• Objective: Could you repeat the records below exactly, leaving out any pictures?

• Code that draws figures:
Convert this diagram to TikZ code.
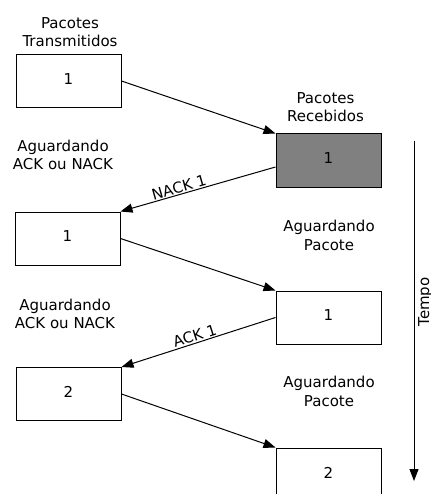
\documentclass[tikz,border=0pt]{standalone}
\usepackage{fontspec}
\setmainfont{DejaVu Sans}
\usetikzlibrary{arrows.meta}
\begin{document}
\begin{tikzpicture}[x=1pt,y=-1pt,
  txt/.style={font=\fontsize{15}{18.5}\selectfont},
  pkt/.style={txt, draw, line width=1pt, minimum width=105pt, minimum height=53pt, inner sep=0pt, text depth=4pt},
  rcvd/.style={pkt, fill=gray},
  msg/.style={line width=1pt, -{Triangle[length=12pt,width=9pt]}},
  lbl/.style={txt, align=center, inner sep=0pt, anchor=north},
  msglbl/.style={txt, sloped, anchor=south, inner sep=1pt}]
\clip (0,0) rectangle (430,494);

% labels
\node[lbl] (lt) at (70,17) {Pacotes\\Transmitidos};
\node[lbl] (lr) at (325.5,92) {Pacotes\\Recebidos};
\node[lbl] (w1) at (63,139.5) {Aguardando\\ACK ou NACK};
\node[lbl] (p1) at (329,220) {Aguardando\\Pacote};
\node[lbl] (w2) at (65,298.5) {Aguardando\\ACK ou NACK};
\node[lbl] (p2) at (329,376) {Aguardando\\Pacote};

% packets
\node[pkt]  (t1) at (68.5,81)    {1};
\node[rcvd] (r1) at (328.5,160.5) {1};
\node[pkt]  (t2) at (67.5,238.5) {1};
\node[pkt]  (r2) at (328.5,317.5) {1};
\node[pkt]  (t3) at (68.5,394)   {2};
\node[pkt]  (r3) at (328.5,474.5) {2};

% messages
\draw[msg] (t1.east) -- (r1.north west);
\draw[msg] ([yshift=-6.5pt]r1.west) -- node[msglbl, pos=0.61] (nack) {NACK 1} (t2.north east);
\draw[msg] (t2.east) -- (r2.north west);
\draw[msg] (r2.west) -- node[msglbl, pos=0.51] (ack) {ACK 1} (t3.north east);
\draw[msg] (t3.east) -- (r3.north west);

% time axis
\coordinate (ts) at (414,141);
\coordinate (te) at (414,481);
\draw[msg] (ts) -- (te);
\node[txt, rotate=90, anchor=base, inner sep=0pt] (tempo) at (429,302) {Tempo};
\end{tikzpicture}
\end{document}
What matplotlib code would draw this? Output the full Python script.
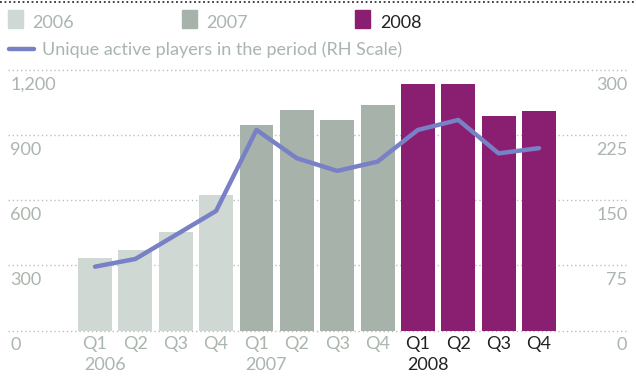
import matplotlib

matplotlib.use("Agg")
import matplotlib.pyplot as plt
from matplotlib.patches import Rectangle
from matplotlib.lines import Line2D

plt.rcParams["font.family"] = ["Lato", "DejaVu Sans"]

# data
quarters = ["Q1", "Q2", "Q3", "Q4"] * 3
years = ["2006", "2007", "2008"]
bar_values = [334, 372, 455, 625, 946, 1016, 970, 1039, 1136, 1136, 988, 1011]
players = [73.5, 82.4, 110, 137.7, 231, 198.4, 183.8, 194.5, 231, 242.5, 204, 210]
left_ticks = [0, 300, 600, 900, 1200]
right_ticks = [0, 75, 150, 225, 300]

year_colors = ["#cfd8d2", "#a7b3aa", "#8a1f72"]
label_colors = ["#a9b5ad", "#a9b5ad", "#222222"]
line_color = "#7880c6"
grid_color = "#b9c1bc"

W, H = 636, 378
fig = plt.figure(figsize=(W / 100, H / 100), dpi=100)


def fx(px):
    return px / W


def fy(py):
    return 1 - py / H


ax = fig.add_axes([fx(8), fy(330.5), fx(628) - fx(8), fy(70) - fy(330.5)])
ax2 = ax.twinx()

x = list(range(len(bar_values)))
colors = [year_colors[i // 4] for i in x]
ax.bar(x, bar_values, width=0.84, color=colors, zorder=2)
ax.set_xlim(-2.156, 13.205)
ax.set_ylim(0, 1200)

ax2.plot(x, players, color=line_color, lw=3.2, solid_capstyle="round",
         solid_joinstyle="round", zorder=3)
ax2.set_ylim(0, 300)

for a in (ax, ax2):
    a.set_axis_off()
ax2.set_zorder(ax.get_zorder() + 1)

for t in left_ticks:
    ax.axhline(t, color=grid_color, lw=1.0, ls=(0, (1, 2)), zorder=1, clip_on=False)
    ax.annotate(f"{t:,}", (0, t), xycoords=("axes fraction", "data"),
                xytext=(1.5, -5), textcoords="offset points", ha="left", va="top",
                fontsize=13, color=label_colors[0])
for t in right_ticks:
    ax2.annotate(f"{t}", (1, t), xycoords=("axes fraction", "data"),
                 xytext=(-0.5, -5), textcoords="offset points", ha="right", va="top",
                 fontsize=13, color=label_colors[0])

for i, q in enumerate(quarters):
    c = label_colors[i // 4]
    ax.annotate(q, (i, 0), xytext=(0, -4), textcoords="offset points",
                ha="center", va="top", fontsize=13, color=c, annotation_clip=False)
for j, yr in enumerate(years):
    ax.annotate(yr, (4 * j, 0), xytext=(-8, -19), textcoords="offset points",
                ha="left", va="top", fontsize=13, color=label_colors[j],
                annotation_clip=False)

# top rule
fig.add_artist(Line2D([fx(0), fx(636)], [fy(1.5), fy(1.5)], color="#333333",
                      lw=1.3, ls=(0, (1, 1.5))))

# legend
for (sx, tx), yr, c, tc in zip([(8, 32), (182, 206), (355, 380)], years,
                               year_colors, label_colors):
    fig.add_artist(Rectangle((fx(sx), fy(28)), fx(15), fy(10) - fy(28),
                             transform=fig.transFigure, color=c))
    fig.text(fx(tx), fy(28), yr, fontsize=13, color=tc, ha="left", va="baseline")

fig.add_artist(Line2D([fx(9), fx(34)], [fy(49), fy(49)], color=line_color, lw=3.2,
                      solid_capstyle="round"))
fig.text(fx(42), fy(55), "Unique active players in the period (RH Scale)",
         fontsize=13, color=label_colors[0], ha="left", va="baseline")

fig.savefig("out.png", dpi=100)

• Final answer:
Convert this diagram to TikZ code.
\documentclass[tikz,border=0pt]{standalone}
\usepackage{fontspec}
\setmainfont{DejaVu Sans}
\usetikzlibrary{arrows.meta}
\begin{document}
\begin{tikzpicture}[x=1pt,y=-1pt,
  txt/.style={font=\fontsize{15}{18.5}\selectfont},
  pkt/.style={txt, draw, line width=1pt, minimum width=105pt, minimum height=53pt, inner sep=0pt, text depth=4pt},
  rcvd/.style={pkt, fill=gray},
  msg/.style={line width=1pt, -{Triangle[length=12pt,width=9pt]}},
  lbl/.style={txt, align=center, inner sep=0pt, anchor=north},
  msglbl/.style={txt, sloped, anchor=south, inner sep=1pt}]
\clip (0,0) rectangle (430,494);

% labels
\node[lbl] (lt) at (70,17) {Pacotes\\Transmitidos};
\node[lbl] (lr) at (325.5,92) {Pacotes\\Recebidos};
\node[lbl] (w1) at (63,139.5) {Aguardando\\ACK ou NACK};
\node[lbl] (p1) at (329,220) {Aguardando\\Pacote};
\node[lbl] (w2) at (65,298.5) {Aguardando\\ACK ou NACK};
\node[lbl] (p2) at (329,376) {Aguardando\\Pacote};

% packets
\node[pkt]  (t1) at (68.5,81)    {1};
\node[rcvd] (r1) at (328.5,160.5) {1};
\node[pkt]  (t2) at (67.5,238.5) {1};
\node[pkt]  (r2) at (328.5,317.5) {1};
\node[pkt]  (t3) at (68.5,394)   {2};
\node[pkt]  (r3) at (328.5,474.5) {2};

% messages
\draw[msg] (t1.east) -- (r1.north west);
\draw[msg] ([yshift=-6.5pt]r1.west) -- node[msglbl, pos=0.61] (nack) {NACK 1} (t2.north east);
\draw[msg] (t2.east) -- (r2.north west);
\draw[msg] (r2.west) -- node[msglbl, pos=0.51] (ack) {ACK 1} (t3.north east);
\draw[msg] (t3.east) -- (r3.north west);

% time axis
\coordinate (ts) at (414,141);
\coordinate (te) at (414,481);
\draw[msg] (ts) -- (te);
\node[txt, rotate=90, anchor=base, inner sep=0pt] (tempo) at (429,302) {Tempo};
\end{tikzpicture}
\end{document}
What matplotlib code would draw this? Output the full Python script.
import matplotlib

matplotlib.use("Agg")
import matplotlib.pyplot as plt
from matplotlib.patches import Rectangle
from matplotlib.lines import Line2D

plt.rcParams["font.family"] = ["Lato", "DejaVu Sans"]

# data
quarters = ["Q1", "Q2", "Q3", "Q4"] * 3
years = ["2006", "2007", "2008"]
bar_values = [334, 372, 455, 625, 946, 1016, 970, 1039, 1136, 1136, 988, 1011]
players = [73.5, 82.4, 110, 137.7, 231, 198.4, 183.8, 194.5, 231, 242.5, 204, 210]
left_ticks = [0, 300, 600, 900, 1200]
right_ticks = [0, 75, 150, 225, 300]

year_colors = ["#cfd8d2", "#a7b3aa", "#8a1f72"]
label_colors = ["#a9b5ad", "#a9b5ad", "#222222"]
line_color = "#7880c6"
grid_color = "#b9c1bc"

W, H = 636, 378
fig = plt.figure(figsize=(W / 100, H / 100), dpi=100)


def fx(px):
    return px / W


def fy(py):
    return 1 - py / H


ax = fig.add_axes([fx(8), fy(330.5), fx(628) - fx(8), fy(70) - fy(330.5)])
ax2 = ax.twinx()

x = list(range(len(bar_values)))
colors = [year_colors[i // 4] for i in x]
ax.bar(x, bar_values, width=0.84, color=colors, zorder=2)
ax.set_xlim(-2.156, 13.205)
ax.set_ylim(0, 1200)

ax2.plot(x, players, color=line_color, lw=3.2, solid_capstyle="round",
         solid_joinstyle="round", zorder=3)
ax2.set_ylim(0, 300)

for a in (ax, ax2):
    a.set_axis_off()
ax2.set_zorder(ax.get_zorder() + 1)

for t in left_ticks:
    ax.axhline(t, color=grid_color, lw=1.0, ls=(0, (1, 2)), zorder=1, clip_on=False)
    ax.annotate(f"{t:,}", (0, t), xycoords=("axes fraction", "data"),
                xytext=(1.5, -5), textcoords="offset points", ha="left", va="top",
                fontsize=13, color=label_colors[0])
for t in right_ticks:
    ax2.annotate(f"{t}", (1, t), xycoords=("axes fraction", "data"),
                 xytext=(-0.5, -5), textcoords="offset points", ha="right", va="top",
                 fontsize=13, color=label_colors[0])

for i, q in enumerate(quarters):
    c = label_colors[i // 4]
    ax.annotate(q, (i, 0), xytext=(0, -4), textcoords="offset points",
                ha="center", va="top", fontsize=13, color=c, annotation_clip=False)
for j, yr in enumerate(years):
    ax.annotate(yr, (4 * j, 0), xytext=(-8, -19), textcoords="offset points",
                ha="left", va="top", fontsize=13, color=label_colors[j],
                annotation_clip=False)

# top rule
fig.add_artist(Line2D([fx(0), fx(636)], [fy(1.5), fy(1.5)], color="#333333",
                      lw=1.3, ls=(0, (1, 1.5))))

# legend
for (sx, tx), yr, c, tc in zip([(8, 32), (182, 206), (355, 380)], years,
                               year_colors, label_colors):
    fig.add_artist(Rectangle((fx(sx), fy(28)), fx(15), fy(10) - fy(28),
                             transform=fig.transFigure, color=c))
    fig.text(fx(tx), fy(28), yr, fontsize=13, color=tc, ha="left", va="baseline")

fig.add_artist(Line2D([fx(9), fx(34)], [fy(49), fy(49)], color=line_color, lw=3.2,
                      solid_capstyle="round"))
fig.text(fx(42), fy(55), "Unique active players in the period (RH Scale)",
         fontsize=13, color=label_colors[0], ha="left", va="baseline")

fig.savefig("out.png", dpi=100)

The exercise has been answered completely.